Prepare the license-db to ingest OS package advisories. The source of the advisories is the trivy-db-glad.

Related links

Deliverable

  • Add the required migration scripts to the schema project
  • Deploy the migration scripts on dev and prod

Requirements

  • Store raw data in a single jsonb column.
  • Extract values needed to support UPSERTs, and store them in separate DB columns. These values are NOT removed from the raw JSON document. This is for indexing only.
  • Process the raw data during the export.

Pros & cons

  • The ingestion is simple.
  • The export can evolve and leverage more fields w/o re-ingesting anything. For instance, in the future we could export YAML fields of the GLAD advisories we haven't leveraged so far. We wouldn't need to re-ingest any YAML file.
  • This makes the export complex, relative to the ingestion.

Relates to

#422869 (comment 1522730005)\+

Implementation Plan

We need to introduce the following tables

Table trivy_db_advisory
id BIGSERIAL (PK)
cve_id text
last_updated timestamp
advisory jsonb
Table trivy_db_package
id BIGSERIAL (PK)
distro_name string
distro_version string
package_name string
advisory_id BIGSERIAL (FK)
node_value jsonb
last_updated timestamp

trivy_db_advisory

This table contains all the advisories defined by the vulnerability bucket in the trivy-db.

  • id: is a PK. Just a sequential big int
  • cve_id: It will contain the vulnerability identifier as a string
  • last_updated: a timestamp that will be updated on any modification
  • advisory: a jsonb column that contains the vulnerability from the trivy-db as is. Without any modifications.

trivy_db_package

This table contains mapping of trivy-db vulnerabilities to OS packages. It also contains information about fixed versions.
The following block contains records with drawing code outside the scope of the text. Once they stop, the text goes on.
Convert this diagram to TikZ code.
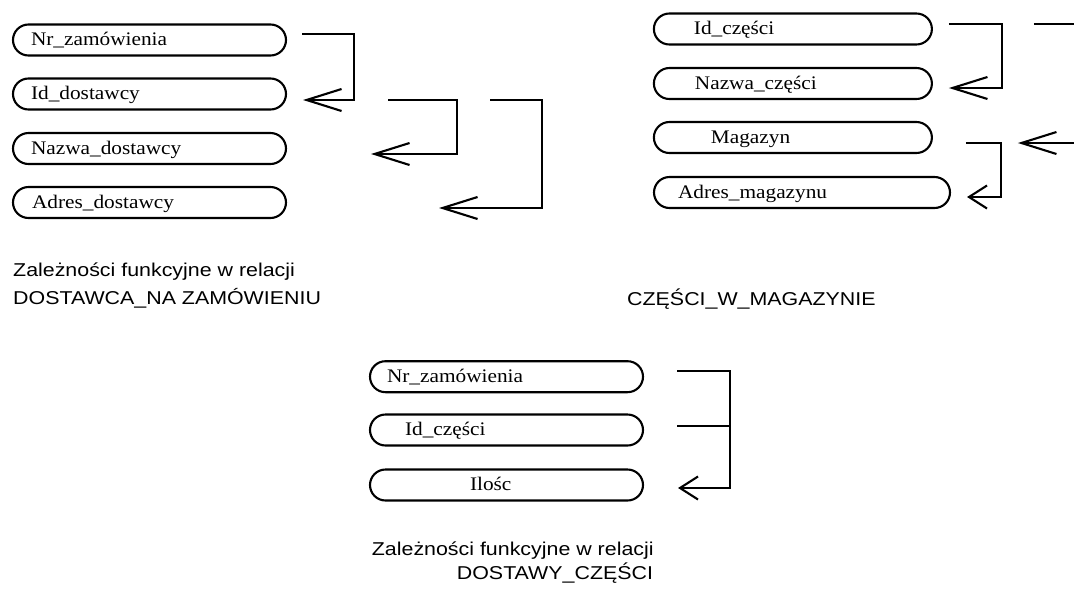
\documentclass[tikz,border=0pt]{standalone}
\usepackage{fontspec}
\newfontfamily\attrfont[FakeStretch=1.11]{Liberation Serif}
\newfontfamily\capfont[FakeStretch=1.15]{Liberation Sans}
\usepackage{tikz}
\usetikzlibrary{arrows.meta}
\tikzstyle{attr}=[draw,line width=2.1pt,rectangle,rounded corners=15.5pt,minimum height=31pt,inner xsep=0pt,inner ysep=0pt,text height=14pt,text depth=3pt,align=left,font=\attrfont\fontsize{19.2pt}{22pt}\selectfont]
\tikzstyle{fd}=[draw,line width=2.1pt,-{Straight Barb[length=35pt,width=22pt]}]
\tikzstyle{fdshort}=[draw,line width=2.1pt,-{Straight Barb[length=18pt,width=23pt]}]
\tikzstyle{fdline}=[draw,line width=2.1pt]
\tikzset{relname/.style={anchor=base west,inner sep=0pt,font=\capfont\fontsize{18.6pt}{22pt}\selectfont}}

\begin{document}
\begin{tikzpicture}[x=1pt,y=-1pt]

   \useasboundingbox (0,0) rectangle (1074,592);

   % DOSTAWCA_NA ZAMOWIENIU
   \foreach \name/\y/\ind/\label in {nrz/40/18/Nr\_zamówienia, idd/94/18/Id\_dostawcy, nzd/148.5/18/Nazwa\_dostawcy, adr/202.5/19/Adres\_dostawcy}
          \node[attr,text width=273pt] (\name) at (149.5,\y) {\hspace*{\ind pt}\label};

   \draw[fd] ([xshift=15pt,yshift=6pt]nrz.east) -- ++(52,0) |- ([xshift=16pt,yshift=-6pt]idd.east);
   \draw[fd] ([xshift=101pt,yshift=-6pt]idd.east) -- ++(69,0) |- ([xshift=84pt,yshift=-5.5pt]nzd.east);
   \draw[fd] ([xshift=203pt,yshift=-6pt]idd.east) -- ++(52,0) |- ([xshift=152pt,yshift=-5.5pt]adr.east);

   \node[relname] (cap1a) at (13,276) {Zależności funkcyjne w relacji};
   \node[relname] (cap1b) at (13,304) {DOSTAWCA\_NA ZAMÓWIENIU};

   % CZESCI_W_MAGAZYNIE
   \foreach \x/\y/\w/\ind/\name/\label in {792.9/29/278/40/idc/Id\_części, 792.9/83.5/278/41/nzc/Nazwa\_części, 792.9/137.5/278/57/mag/Magazyn, 802/192.5/296/24/adm/Adres\_magazynu}
          \node[attr,text width=\w pt] (\name) at (\x,\y) {\hspace*{\ind pt}\label};

   \draw[fd] ([xshift=16pt,yshift=5pt]idc.east) -- ++(53,0) |- ([xshift=16pt,yshift=-4.5pt]nzc.east);
   \draw[fdline] ([xshift=101pt,yshift=5pt]idc.east) -- ++(41,0);
   \draw[fd] ([xshift=142pt,yshift=-5.5pt]mag.east) -- ([xshift=85pt,yshift=-5.5pt]mag.east);
   \draw[fdshort] ([xshift=33pt,yshift=-5.5pt]mag.east) -- ++(35,0) |- ([xshift=16pt,yshift=-4.5pt]adm.east);

   \node[relname] (cap2) at (627,305) {CZĘŚCI\_W\_MAGAZYNIE};

   % DOSTAWY_CZESCI
   \foreach \name/\y/\ind/\label in {bnr/376.7/17/Nr\_zamówienia, bid/430/35/Id\_części, ilo/485/100/Ilośc}
          \node[attr,text width=273pt] (\name) at (506.5,\y) {\hspace*{\ind pt}\label};

   \draw[fdshort] ([xshift=33pt,yshift=5.7pt]bnr.east) -- ++(53,0) |- ([xshift=34pt,yshift=-3pt]ilo.east);
   \draw[fdline] ([xshift=33pt,yshift=4pt]bid.east) -- ++(53,0);

   \node[relname] (cap3a) at (371.7,555) {Zależności funkcyjne w relacji};
   \node[relname] (cap3b) at (456.7,579) {DOSTAWY\_CZĘŚCI};

\end{tikzpicture}
\end{document}
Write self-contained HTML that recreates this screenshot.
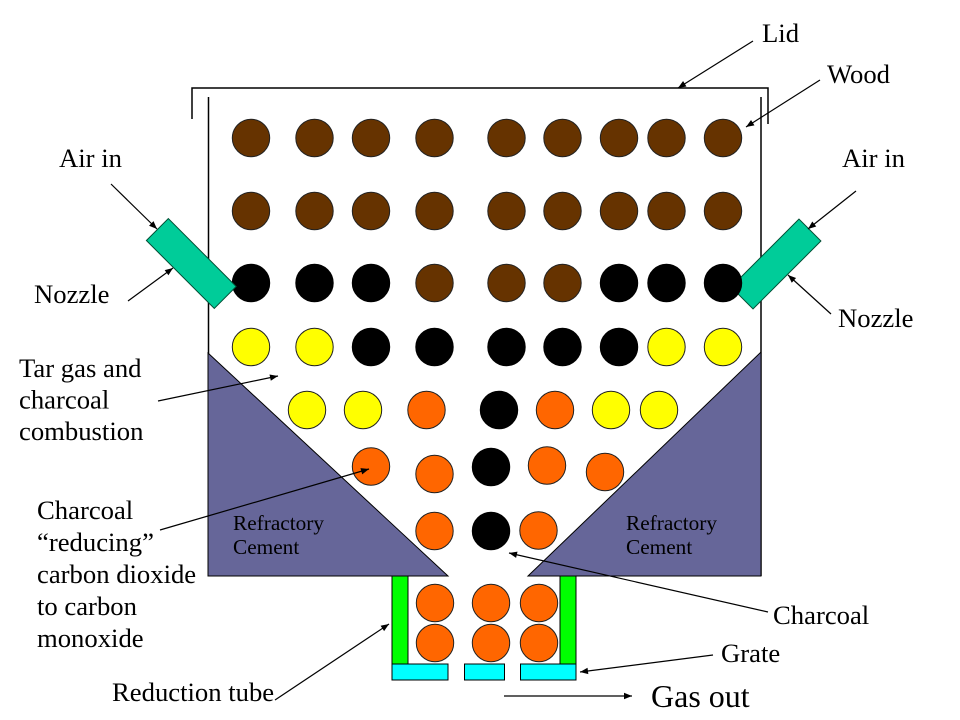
<!DOCTYPE html>
<html><head><meta charset="utf-8">
<style>
html,body{margin:0;padding:0;background:#fff;}
svg{display:block;}
text{font-family:"Liberation Serif","Times New Roman",serif;fill:#000;}
.l{font-size:26.67px;}
.r{font-size:21.3px;}
</style></head>
<body>
<svg width="960" height="720" viewBox="0 0 960 720" xmlns="http://www.w3.org/2000/svg">
<defs>
<marker id="a" viewBox="0 0 10 10" refX="10" refY="5" markerWidth="10" markerHeight="8" markerUnits="userSpaceOnUse" orient="auto">
<path d="M0,1 L10,5 L0,9 Z" fill="#000"/>
</marker>
</defs>
<rect width="960" height="720" fill="#fff"/>

<!-- lid -->
<polyline points="192,119 192,88 768,88 768,124" fill="none" stroke="#000" stroke-width="1.5"/>
<!-- walls -->
<line x1="208.5" y1="97" x2="208.5" y2="576" stroke="#000" stroke-width="1.5"/>
<line x1="761" y1="97" x2="761" y2="576" stroke="#000" stroke-width="1.5"/>

<!-- refractory -->
<polygon points="208,353 448,576 208,576" fill="#666699" stroke="#000" stroke-width="1"/>
<polygon points="761,352 761,576 528,576" fill="#666699" stroke="#000" stroke-width="1"/>
<text class="r" x="233" y="530">Refractory</text>
<text class="r" x="233" y="554">Cement</text>
<text class="r" x="626" y="530">Refractory</text>
<text class="r" x="626" y="554">Cement</text>

<!-- right nozzle (behind circles) -->
<rect x="-48" y="-15.5" width="96" height="31" fill="#00CC99" stroke="#004d33" stroke-width="1" transform="translate(776,264) rotate(-45)"/>

<g stroke="#222" stroke-width="1">
<!-- row 1 -->
<g fill="#663300">
<circle cx="251" cy="138" r="18.7"/><circle cx="314.5" cy="138" r="18.7"/><circle cx="371" cy="138" r="18.7"/><circle cx="434.5" cy="138" r="18.7"/><circle cx="506.5" cy="138" r="18.7"/><circle cx="562.5" cy="138" r="18.7"/><circle cx="619" cy="138" r="18.7"/><circle cx="666.5" cy="138" r="18.7"/><circle cx="723" cy="138" r="18.7"/>
<!-- row 2 -->
<circle cx="251" cy="211" r="18.7"/><circle cx="314.5" cy="211" r="18.7"/><circle cx="371" cy="211" r="18.7"/><circle cx="434.5" cy="211" r="18.7"/><circle cx="506.5" cy="211" r="18.7"/><circle cx="562.5" cy="211" r="18.7"/><circle cx="619" cy="211" r="18.7"/><circle cx="666.5" cy="211" r="18.7"/><circle cx="723" cy="211" r="18.7"/>
<!-- row 3 browns -->
<circle cx="434.5" cy="283" r="18.7"/><circle cx="506.5" cy="283" r="18.7"/><circle cx="562.5" cy="283" r="18.7"/>
</g>
<g fill="#000" stroke="#000">
<circle cx="251" cy="283" r="18.7"/><circle cx="314.5" cy="283" r="18.7"/><circle cx="371" cy="283" r="18.7"/><circle cx="619" cy="283" r="18.7"/><circle cx="666.5" cy="283" r="18.7"/><circle cx="723" cy="283" r="18.7"/>
<!-- row 4 blacks -->
<circle cx="371" cy="347" r="18.7"/><circle cx="434.5" cy="347" r="18.7"/><circle cx="506.5" cy="347" r="18.7"/><circle cx="562.5" cy="347" r="18.7"/><circle cx="619" cy="347" r="18.7"/>
<!-- row 5 -->
<circle cx="499" cy="410" r="18.7"/>
<!-- row 6 -->
<circle cx="491" cy="467" r="18.7"/>
<!-- row 7 -->
<circle cx="491" cy="531" r="18.7"/>
</g>
<g fill="#FFFF00">
<circle cx="251" cy="347" r="18.7"/><circle cx="314.5" cy="347" r="18.7"/><circle cx="666.5" cy="347" r="18.7"/><circle cx="723" cy="347" r="18.7"/>
<circle cx="307" cy="410" r="18.7"/><circle cx="363" cy="410" r="18.7"/><circle cx="611" cy="410" r="18.7"/><circle cx="659" cy="410" r="18.7"/>
</g>
<g fill="#FF6600">
<circle cx="426.5" cy="410" r="18.7"/><circle cx="555" cy="410" r="18.7"/>
<circle cx="371" cy="466.5" r="18.7"/><circle cx="434.5" cy="474" r="18.7"/><circle cx="547" cy="465.5" r="18.7"/><circle cx="605" cy="472" r="18.7"/>
<circle cx="434.5" cy="531" r="18.7"/><circle cx="538.5" cy="530.5" r="18.7"/>
<circle cx="435" cy="603" r="18.7"/><circle cx="491" cy="603" r="18.7"/><circle cx="539" cy="603" r="18.7"/>
<circle cx="435" cy="643" r="18.7"/><circle cx="491" cy="643" r="18.7"/><circle cx="539" cy="643" r="18.7"/>
</g>
</g>

<!-- left nozzle (over circle) -->
<rect x="-48" y="-15.5" width="96" height="31" fill="#00CC99" stroke="#004d33" stroke-width="1" transform="translate(191.3,263.5) rotate(45)"/>

<!-- reduction tube -->
<rect x="392" y="576" width="16" height="88" fill="#00FF00" stroke="#000" stroke-width="1"/>
<rect x="560" y="576" width="16" height="88" fill="#00FF00" stroke="#000" stroke-width="1"/>
<!-- grate -->
<rect x="392" y="664" width="56" height="16" fill="#00FFFF" stroke="#000" stroke-width="1"/>
<rect x="464.5" y="664" width="40" height="16" fill="#00FFFF" stroke="#000" stroke-width="1"/>
<rect x="520.5" y="664" width="55.5" height="16" fill="#00FFFF" stroke="#000" stroke-width="1"/>

<!-- arrows -->
<g stroke="#000" stroke-width="1.2" fill="none" marker-end="url(#a)">
<line x1="753" y1="41" x2="678" y2="88"/>
<line x1="820" y1="80" x2="746" y2="127"/>
<line x1="111" y1="184" x2="157" y2="229"/>
<line x1="128" y1="301" x2="173" y2="268"/>
<line x1="856" y1="191" x2="808" y2="229"/>
<line x1="831" y1="314" x2="788" y2="275"/>
<line x1="158" y1="401" x2="278" y2="376"/>
<line x1="160" y1="530" x2="369" y2="469"/>
<line x1="275" y1="700" x2="389" y2="624"/>
<line x1="768" y1="612" x2="509" y2="553"/>
<line x1="713" y1="655" x2="580" y2="672"/>
<line x1="504" y1="696" x2="632" y2="696"/>
</g>

<!-- labels -->
<text class="l" x="762" y="42">Lid</text>
<text class="l" x="827" y="83">Wood</text>
<text class="l" x="59" y="167">Air in</text>
<text class="l" x="842" y="167">Air in</text>
<text class="l" x="34" y="303">Nozzle</text>
<text class="l" x="838" y="327">Nozzle</text>
<text class="l" x="19" y="377">Tar gas and</text>
<text class="l" x="19" y="408.5">charcoal</text>
<text class="l" x="19" y="440">combustion</text>
<text class="l" x="37" y="519">Charcoal</text>
<text class="l" x="37" y="551">“reducing”</text>
<text class="l" x="37" y="583">carbon dioxide</text>
<text class="l" x="37" y="615">to carbon</text>
<text class="l" x="37" y="647">monoxide</text>
<text class="l" x="112" y="701">Reduction tube</text>
<text class="l" x="773" y="624">Charcoal</text>
<text class="l" x="721" y="662">Grate</text>
<text x="651" y="707" style="font-size:32px">Gas out</text>
</svg>
</body></html>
  • id: A sequential big int PK
  • distro_name: the name of the distro. For example alpine
  • distro_version: the version of the distro. For example 3.1.
  • package_name: the name of the package. For example curl.
  • advisory_id: the id of the advisory. This field is a FK.
  • node_value: This value contains a json object containing one or more fields of the trivy-db Advisory struct. Usually OS packages have the FixedVersion field which is what we intent to support in the first iteration.

Unique constrain: the combination of distro_name, distro_version, package_name and advisory_id.

Tasks

  • Introduce a migration script that adds these tables in the schema project.
  • Deploy on dev
  • Deploy on prod
Edited by Nick Ilieskou